━━━ Information supplied
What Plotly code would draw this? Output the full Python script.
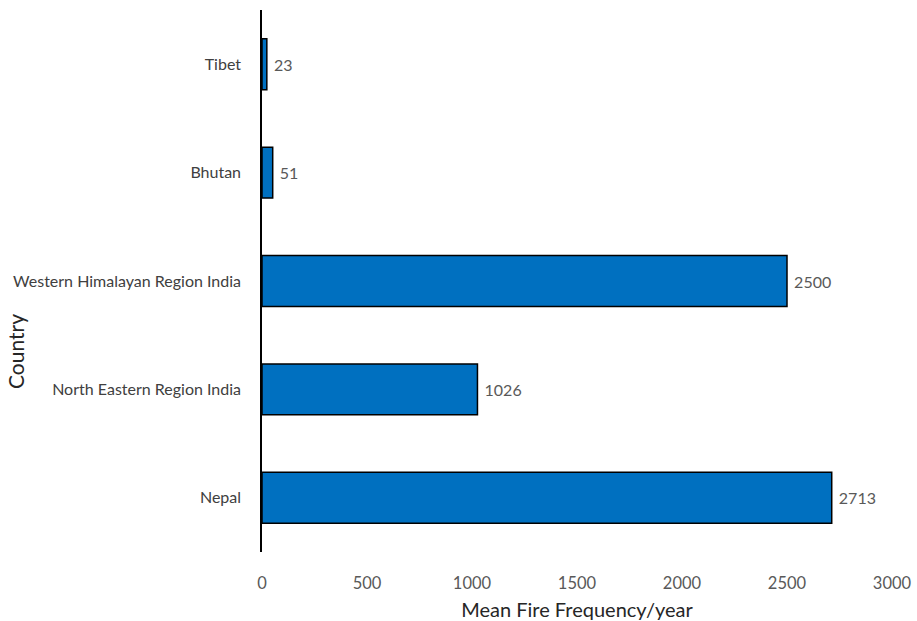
import plotly.graph_objects as go

countries = ["Nepal", "North Eastern Region India", "Western Himalayan Region India", "Bhutan", "Tibet"]
fire_freq = [2713, 1026, 2500, 51, 23]
x_ticks = [0, 500, 1000, 1500, 2000, 2500, 3000]

FONT = "Lato"

fig = go.Figure(
    go.Bar(
        y=countries,
        x=fire_freq,
        orientation="h",
        width=0.47,
        marker=dict(color="#0070C0", line=dict(color="#000000", width=1.5)),
        text=fire_freq,
        texttemplate=" %{x}",
        textposition="outside",
        textfont=dict(family=FONT, size=16, color="#595959"),
        cliponaxis=False,
    )
)

fig.update_layout(
    width=917,
    height=621,
    margin=dict(l=262, r=25, t=10, b=69),
    plot_bgcolor="white",
    paper_bgcolor="white",
    showlegend=False,
    font=dict(family=FONT),
    annotations=[
        dict(
            text="Country",
            xref="paper", yref="paper",
            x=(15 - 262) / 630, y=(552 - 352) / 542,
            xanchor="center", yanchor="middle",
            textangle=-90,
            showarrow=False,
            font=dict(family=FONT, size=21, color="#262626"),
        )
    ],
)

fig.update_xaxes(
    range=[0, 3000],
    tickvals=x_ticks,
    showgrid=False,
    zeroline=False,
    showline=False,
    automargin=False,
    ticks="outside",
    ticklen=16,
    tickcolor="rgba(0,0,0,0)",
    tickfont=dict(family=FONT, size=16.5, color="#595959"),
    title=dict(text="Mean Fire Frequency/year", font=dict(family=FONT, size=20, color="#262626"), standoff=11),
)

fig.update_yaxes(
    showgrid=False,
    zeroline=False,
    showline=True,
    automargin=False,
    linecolor="#000000",
    linewidth=1.5,
    ticks="outside",
    ticklen=16,
    tickcolor="rgba(0,0,0,0)",
    tickfont=dict(family=FONT, size=16, color="#404040"),
)

fig.write_html("out.html")
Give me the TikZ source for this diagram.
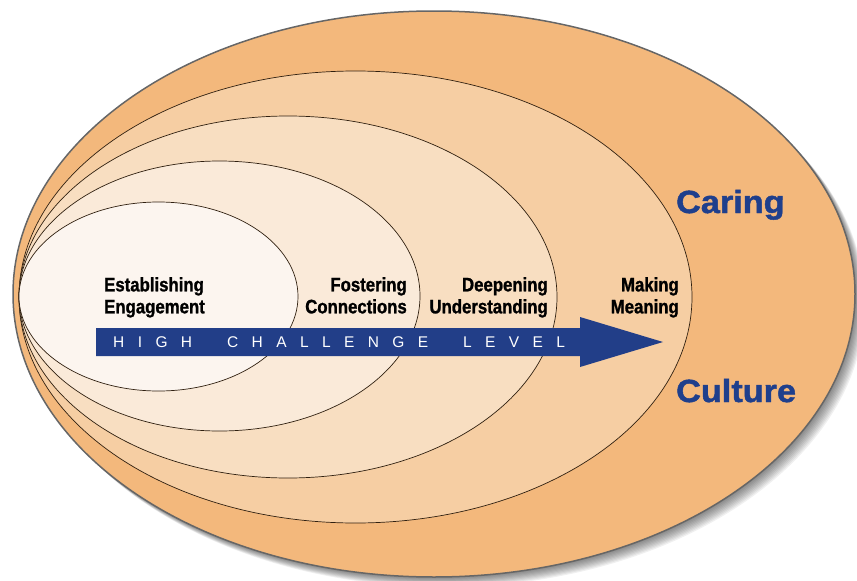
\documentclass[tikz,border=0pt]{standalone}
\usepackage{fontspec}
\setmainfont{Liberation Sans}
\newfontfamily\labelfont{Liberation Sans}[FakeStretch=0.86, FakeBold=1.2]
\newfontfamily\titlefont{Liberation Sans}[FakeStretch=1.07, FakeBold=1.5]
\usepackage{tikz}
\definecolor{outerorange}{RGB}{243,184,124}
\definecolor{ringfour}{RGB}{246,206,163}
\definecolor{ringthree}{RGB}{248,222,193}
\definecolor{ringtwo}{RGB}{250,234,217}
\definecolor{ringone}{RGB}{252,245,239}
\definecolor{levelblue}{RGB}{34,62,136}
\definecolor{titleblue}{RGB}{31,63,140}
% letters of a word set apart by a fixed gap
\def\spreadloop#1{\ifx#1\relax\else#1\hspace{13.4pt}\expandafter\spreadloop\fi}
\def\spread#1{\spreadloop#1\relax}
\tikzset{
	stage/.style={inner sep=0pt, align=#1, font=\labelfont\bfseries\fontsize{19.5}{22}\selectfont},
	culture/.style={inner sep=0pt, anchor=base west, text=titleblue, font=\titlefont\bfseries\fontsize{32}{36}\selectfont},
}

\begin{document}
\begin{tikzpicture}[x=1pt, y=-1pt]
		%%%%% START %%%%%
		\useasboundingbox (0, 0) rectangle (857, 581);
		
		% shadow of the outer ring
		\foreach \d in {1,...,10}
			\fill[black, opacity=0.06] (434+\d, 294+\d) ellipse (421 and 283);
		
		\draw[line width=1.5pt, color=black!60, fill=outerorange] (434, 294) ellipse (421 and 283);
		\draw[line width=0.7pt, color=black!75!brown, fill=ringfour] (355.5, 297) ellipse (336.5 and 226);
		\draw[line width=0.7pt, color=black!75!brown, fill=ringthree] (288, 297) ellipse (269 and 181);
		\draw[line width=0.7pt, color=black!75!brown, fill=ringtwo] (219.5, 296) ellipse (200.5 and 135);
		\draw[line width=0.7pt, color=black!75!brown, fill=ringone] (158.5, 296.5) ellipse (139.5 and 94.5);
		
		\node[stage=left, anchor=north west] (establish) at (104, 277) {Establishing\\Engagement};
		\node[stage=right, anchor=north east] (foster) at (407, 277) {Fostering\\Connections};
		\node[stage=right, anchor=north east] (deepen) at (548, 277) {Deepening\\Understanding};
		\node[stage=right, anchor=north east] (making) at (679, 277) {Making\\Meaning};
		
		\fill[levelblue] (96, 328) -- (580, 328) -- (580, 317) -- (663, 342)
			-- (580, 367) -- (580, 356) -- (96, 356) -- cycle;
		\node[inner sep=0pt, anchor=base west, text=white, font=\fontsize{15.5}{18}\selectfont] (level) at (113, 347)
			{\spread{HIGH}\hspace{21.6pt}\spread{CHALLENGE}\hspace{21.6pt}\spread{LEVEL}};
		
		\node[culture] (caring) at (676, 213) {Caring};
		\node[culture] (culture) at (676, 402) {Culture};
		
		%%%%% END %%%%%
	\end{tikzpicture}
\end{document}
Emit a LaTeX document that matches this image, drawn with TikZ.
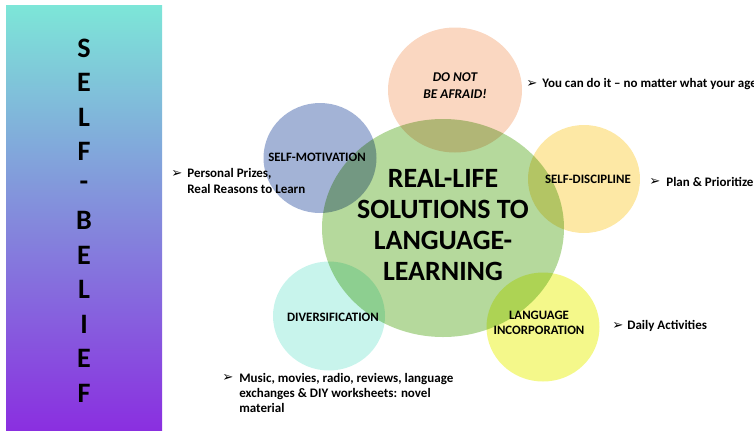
\documentclass[tikz,border=0pt]{standalone}
\usepackage{fontspec}
\setmainfont{Carlito}
\newfontfamily\symfont{DejaVu Sans}
\usetikzlibrary{shapes.geometric}

\definecolor{barTop}{HTML}{7DE6D8}
\definecolor{barMid}{HTML}{6A72E0}
\definecolor{barBot}{HTML}{8A2FE0}
\definecolor{goalGreen}{HTML}{B5D99C}
\definecolor{afraidPeach}{HTML}{FAD7C1}
\definecolor{motivBlue}{HTML}{A3B3D6}
\definecolor{discipYellow}{HTML}{FDE8A5}
\definecolor{diversCyan}{HTML}{C8F4EC}
\definecolor{incorpLime}{HTML}{F4F88A}

\def\px{0.02cm}

\begin{document}
\begin{tikzpicture}[x=0.02cm, y=-0.02cm,
  letter/.style={font=\fontsize{16}{16}\selectfont\bfseries},
  bubble/.style={ellipse, inner sep=0pt},
  tag/.style={font=\fontsize{7.3}{8.6}\selectfont\bfseries, align=center, inner sep=0pt},
  note/.style={font=\fontsize{7.4}{8.6}\selectfont\bfseries, align=left, anchor=west, inner sep=0pt},
  pointer/.style={font=\fontsize{7.5}{7.5}\selectfont\symfont, anchor=west, inner sep=0pt}]

 \useasboundingbox (0,0) rectangle (754,430);

 %side bar
 \shade[top color=barTop, middle color=barMid, bottom color=barBot] (6,5) rectangle (162,430);
 \foreach \i/\name in {0/S,1/E,2/L,3/F,4/-,5/B,6/E,7/L,8/I,9/E,10/F} {
         \node[letter] (L\i) at (84, 48+34.5*\i) {\name};
 }

 %bubbles
 \begin{scope}[blend mode=multiply]
   \node[bubble, fill=goalGreen, minimum width=242*\px, minimum height=218*\px] (goal) at (443,228) {};
   \node[bubble, fill=afraidPeach, minimum width=134*\px, minimum height=125*\px] (afraid) at (455,90) {};
   \node[bubble, fill=motivBlue, minimum width=113*\px, minimum height=110*\px] (motiv) at (320,158) {};
   \node[bubble, fill=discipYellow, minimum width=112*\px, minimum height=108*\px] (discip) at (584,179) {};
   \node[bubble, fill=diversCyan, minimum width=112*\px, minimum height=109*\px] (divers) at (329,316) {};
   \node[bubble, fill=incorpLime, minimum width=113*\px, minimum height=109*\px] (incorp) at (543,327) {};
 \end{scope}

 %labels
 \node[font=\fontsize{15.9}{17.6}\selectfont\bfseries, align=center] (goalText) at (443,225)
      {REAL-LIFE\\SOLUTIONS TO\\LANGUAGE-\\LEARNING};
 \node[tag, font=\fontsize{7.6}{9.8}\selectfont\bfseries\itshape] (afraidText) at (455,86) {DO NOT\\BE AFRAID!};
 \node[tag] (motivText) at (317,157) {SELF-MOTIVATION};
 \node[tag] (discipText) at (588,179) {SELF-DISCIPLINE};
 \node[tag] (diversText) at (333,317) {DIVERSIFICATION};
 \node[tag] (incorpText) at (539,323) {LANGUAGE\\INCORPORATION};

 %bullets
 \node[pointer] (p1) at (526,84) {➢};
 \node[note] (n1) at (542,84) {You can do it -- no matter what your age!};
 \node[pointer] (p2) at (649,182) {➢};
 \node[note] (n2) at (666,182) {Plan \& Prioritize};
 \node[pointer] (p3) at (612,326) {➢};
 \node[note] (n3) at (627,326) {Daily Activities};
 \node[pointer] (p4) at (171,174) {➢};
 \node[note] (n4) at (187,181) {Personal Prizes,\\Real Reasons to Learn};
 \node[pointer] (p5) at (222,378) {➢};
 \node[note] (n5) at (239,393) {Music, movies, radio, reviews, language\\exchanges \& DIY worksheets: novel\\material};

\end{tikzpicture}
\end{document}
━━━━━━
#### Goal
Copy word for word every line from the one with "Give me the TikZ source for this diagram." through the one with "anchor=north east] (making)", including both. No pictures belong in the copy.

#### Finished task
Give me the TikZ source for this diagram.
\documentclass[tikz,border=0pt]{standalone}
\usepackage{fontspec}
\setmainfont{Liberation Sans}
\newfontfamily\labelfont{Liberation Sans}[FakeStretch=0.86, FakeBold=1.2]
\newfontfamily\titlefont{Liberation Sans}[FakeStretch=1.07, FakeBold=1.5]
\usepackage{tikz}
\definecolor{outerorange}{RGB}{243,184,124}
\definecolor{ringfour}{RGB}{246,206,163}
\definecolor{ringthree}{RGB}{248,222,193}
\definecolor{ringtwo}{RGB}{250,234,217}
\definecolor{ringone}{RGB}{252,245,239}
\definecolor{levelblue}{RGB}{34,62,136}
\definecolor{titleblue}{RGB}{31,63,140}
% letters of a word set apart by a fixed gap
\def\spreadloop#1{\ifx#1\relax\else#1\hspace{13.4pt}\expandafter\spreadloop\fi}
\def\spread#1{\spreadloop#1\relax}
\tikzset{
	stage/.style={inner sep=0pt, align=#1, font=\labelfont\bfseries\fontsize{19.5}{22}\selectfont},
	culture/.style={inner sep=0pt, anchor=base west, text=titleblue, font=\titlefont\bfseries\fontsize{32}{36}\selectfont},
}

\begin{document}
\begin{tikzpicture}[x=1pt, y=-1pt]
		%%%%% START %%%%%
		\useasboundingbox (0, 0) rectangle (857, 581);
		
		% shadow of the outer ring
		\foreach \d in {1,...,10}
			\fill[black, opacity=0.06] (434+\d, 294+\d) ellipse (421 and 283);
		
		\draw[line width=1.5pt, color=black!60, fill=outerorange] (434, 294) ellipse (421 and 283);
		\draw[line width=0.7pt, color=black!75!brown, fill=ringfour] (355.5, 297) ellipse (336.5 and 226);
		\draw[line width=0.7pt, color=black!75!brown, fill=ringthree] (288, 297) ellipse (269 and 181);
		\draw[line width=0.7pt, color=black!75!brown, fill=ringtwo] (219.5, 296) ellipse (200.5 and 135);
		\draw[line width=0.7pt, color=black!75!brown, fill=ringone] (158.5, 296.5) ellipse (139.5 and 94.5);
		
		\node[stage=left, anchor=north west] (establish) at (104, 277) {Establishing\\Engagement};
		\node[stage=right, anchor=north east] (foster) at (407, 277) {Fostering\\Connections};
		\node[stage=right, anchor=north east] (deepen) at (548, 277) {Deepening\\Understanding};
		\node[stage=right, anchor=north east] (making) at (679, 277) {Making\\Meaning};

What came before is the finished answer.